Investopedia defines a tech bubble as a “pronounced and unsustainable market rise attributed to increased speculation in technology stocks. A tech bubble is highlighted by rapid share price growth and high valuations based on standard metrics like price/earnings ratio or price/sales.” Furthermore, “during the formation of a tech bubble, investors begin to collectively think that there’s a huge opportunity to be had, or that it’s a “special time” in the markets. This leads them to purchase stocks at prices that normally wouldn’t even be considered…a bubble may end with a crash, or may simply deflate as investors slowly lose interest and sales pressure pushes stock valuations back to normalized levels” (see Investopedia “Tech Bubble”)

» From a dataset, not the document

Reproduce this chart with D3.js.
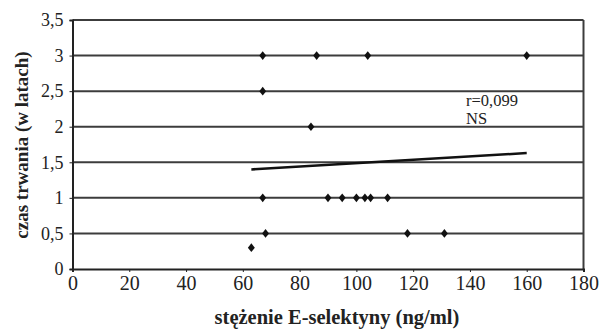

Are we in a tech bubble? Many analysts have weighed in on this question in recent months, and they are divided as to whether there is indeed a tech bubble or not. One thing is certain, though:  despite the tech bubble, there has never been as good a time to start a technology company than now.  Why do I say this? For the following reasons:

1.         Technology advancements, including programming language improvements that have made yesterday’s seemingly complex tasks easier when actually done today, mean shorter product development cycles. If you have an idea for a product, and you act on it now and put up your own company, chances are the product will make its way out of the door and into your target market’s homes in a relatively shorter time compared to, say, 10 years ago.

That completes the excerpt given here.